Supplied records:
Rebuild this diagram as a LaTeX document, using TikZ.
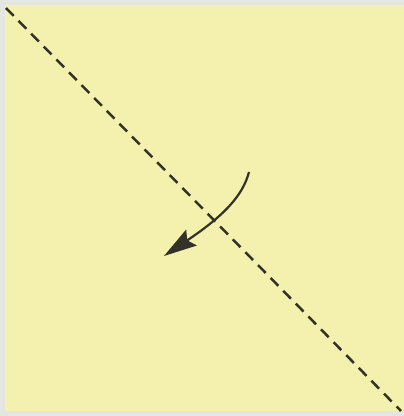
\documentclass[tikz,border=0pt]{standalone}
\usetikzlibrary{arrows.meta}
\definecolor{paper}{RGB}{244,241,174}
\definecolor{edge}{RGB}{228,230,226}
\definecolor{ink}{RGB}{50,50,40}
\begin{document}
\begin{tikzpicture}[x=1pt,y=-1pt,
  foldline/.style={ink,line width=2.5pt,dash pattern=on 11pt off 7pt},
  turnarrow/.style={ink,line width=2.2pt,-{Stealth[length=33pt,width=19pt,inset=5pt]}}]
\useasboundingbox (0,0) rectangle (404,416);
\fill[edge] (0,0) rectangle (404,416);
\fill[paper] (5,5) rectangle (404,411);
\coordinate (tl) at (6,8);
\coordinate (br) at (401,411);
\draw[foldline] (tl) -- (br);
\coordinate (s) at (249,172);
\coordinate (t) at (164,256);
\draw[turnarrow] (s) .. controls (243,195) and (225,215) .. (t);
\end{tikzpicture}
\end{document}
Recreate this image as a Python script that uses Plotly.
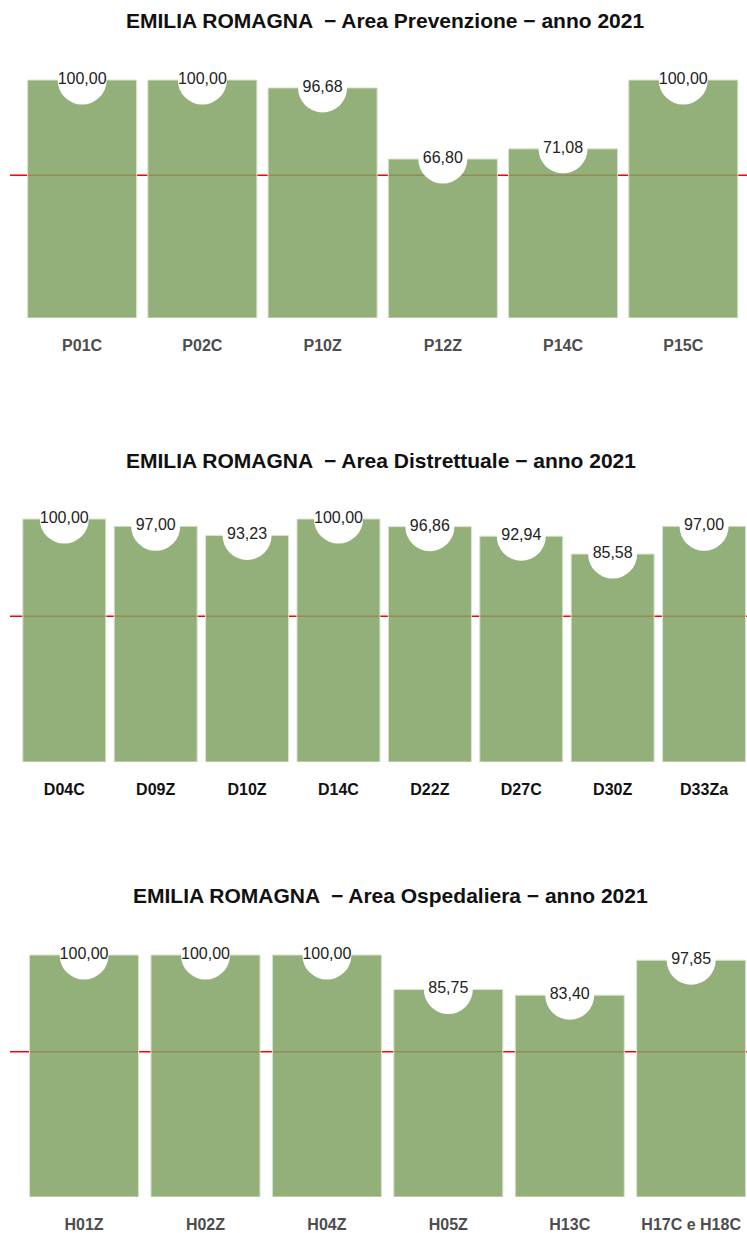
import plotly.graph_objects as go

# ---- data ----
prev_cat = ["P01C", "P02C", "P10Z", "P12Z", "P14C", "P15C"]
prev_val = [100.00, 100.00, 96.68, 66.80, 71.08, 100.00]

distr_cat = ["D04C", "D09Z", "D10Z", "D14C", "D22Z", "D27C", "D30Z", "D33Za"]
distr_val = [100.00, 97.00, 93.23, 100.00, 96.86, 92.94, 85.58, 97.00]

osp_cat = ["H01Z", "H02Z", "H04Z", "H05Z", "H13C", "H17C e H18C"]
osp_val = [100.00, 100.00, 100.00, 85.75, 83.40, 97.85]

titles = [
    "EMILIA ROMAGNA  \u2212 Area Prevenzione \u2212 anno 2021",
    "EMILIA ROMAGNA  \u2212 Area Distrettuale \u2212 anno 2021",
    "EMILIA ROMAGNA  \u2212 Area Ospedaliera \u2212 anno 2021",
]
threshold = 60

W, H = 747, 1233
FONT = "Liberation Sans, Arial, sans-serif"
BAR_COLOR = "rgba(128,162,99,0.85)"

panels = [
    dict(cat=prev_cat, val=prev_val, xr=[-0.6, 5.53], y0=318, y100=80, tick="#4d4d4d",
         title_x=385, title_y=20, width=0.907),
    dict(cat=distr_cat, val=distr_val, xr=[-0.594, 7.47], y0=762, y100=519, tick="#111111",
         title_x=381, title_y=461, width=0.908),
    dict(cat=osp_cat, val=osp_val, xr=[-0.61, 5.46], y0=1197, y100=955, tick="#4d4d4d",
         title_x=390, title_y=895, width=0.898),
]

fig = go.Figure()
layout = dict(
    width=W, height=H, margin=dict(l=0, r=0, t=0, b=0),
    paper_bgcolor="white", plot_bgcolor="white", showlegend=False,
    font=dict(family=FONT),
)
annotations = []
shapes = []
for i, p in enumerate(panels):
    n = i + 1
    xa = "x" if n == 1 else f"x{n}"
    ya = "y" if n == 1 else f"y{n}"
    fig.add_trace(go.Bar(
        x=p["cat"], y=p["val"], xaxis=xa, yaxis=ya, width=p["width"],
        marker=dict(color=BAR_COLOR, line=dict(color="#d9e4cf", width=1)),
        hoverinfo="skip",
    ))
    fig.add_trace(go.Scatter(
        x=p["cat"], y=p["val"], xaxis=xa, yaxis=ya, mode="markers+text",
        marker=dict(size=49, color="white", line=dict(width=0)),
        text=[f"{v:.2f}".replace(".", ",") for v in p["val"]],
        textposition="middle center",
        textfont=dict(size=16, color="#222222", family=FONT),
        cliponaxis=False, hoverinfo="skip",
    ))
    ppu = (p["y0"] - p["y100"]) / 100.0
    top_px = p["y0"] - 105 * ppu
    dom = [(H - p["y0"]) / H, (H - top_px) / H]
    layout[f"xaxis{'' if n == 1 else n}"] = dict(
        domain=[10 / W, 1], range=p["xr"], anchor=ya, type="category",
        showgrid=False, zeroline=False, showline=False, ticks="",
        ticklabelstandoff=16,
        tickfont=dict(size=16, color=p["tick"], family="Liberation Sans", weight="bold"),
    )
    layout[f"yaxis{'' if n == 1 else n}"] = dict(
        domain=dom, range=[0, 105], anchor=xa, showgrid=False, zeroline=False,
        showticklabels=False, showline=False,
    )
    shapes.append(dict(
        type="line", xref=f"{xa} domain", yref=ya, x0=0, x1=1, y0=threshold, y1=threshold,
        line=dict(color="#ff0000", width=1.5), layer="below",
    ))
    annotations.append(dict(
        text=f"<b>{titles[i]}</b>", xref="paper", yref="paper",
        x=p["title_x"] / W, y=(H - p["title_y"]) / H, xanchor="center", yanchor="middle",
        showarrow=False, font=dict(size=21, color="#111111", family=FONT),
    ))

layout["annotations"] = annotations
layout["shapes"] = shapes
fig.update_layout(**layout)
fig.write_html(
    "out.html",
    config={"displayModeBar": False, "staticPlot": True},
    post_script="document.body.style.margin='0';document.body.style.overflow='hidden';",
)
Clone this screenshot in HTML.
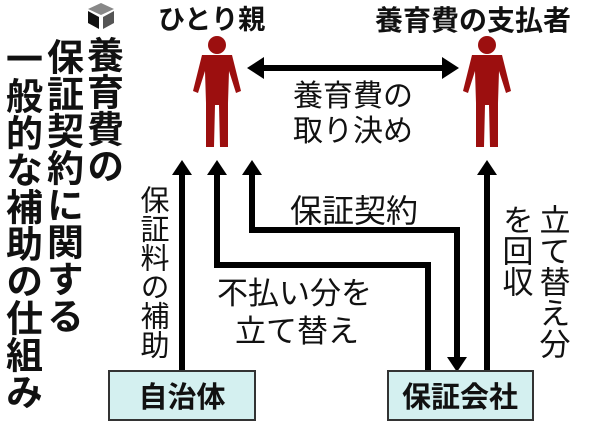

Task objective: Take every line above carrying "this" and return it.

Completed exercise:
Rebuild this diagram as a LaTeX document, using TikZ.
Recreate this image as a Python script that uses Plotly.
Clone this screenshot in HTML.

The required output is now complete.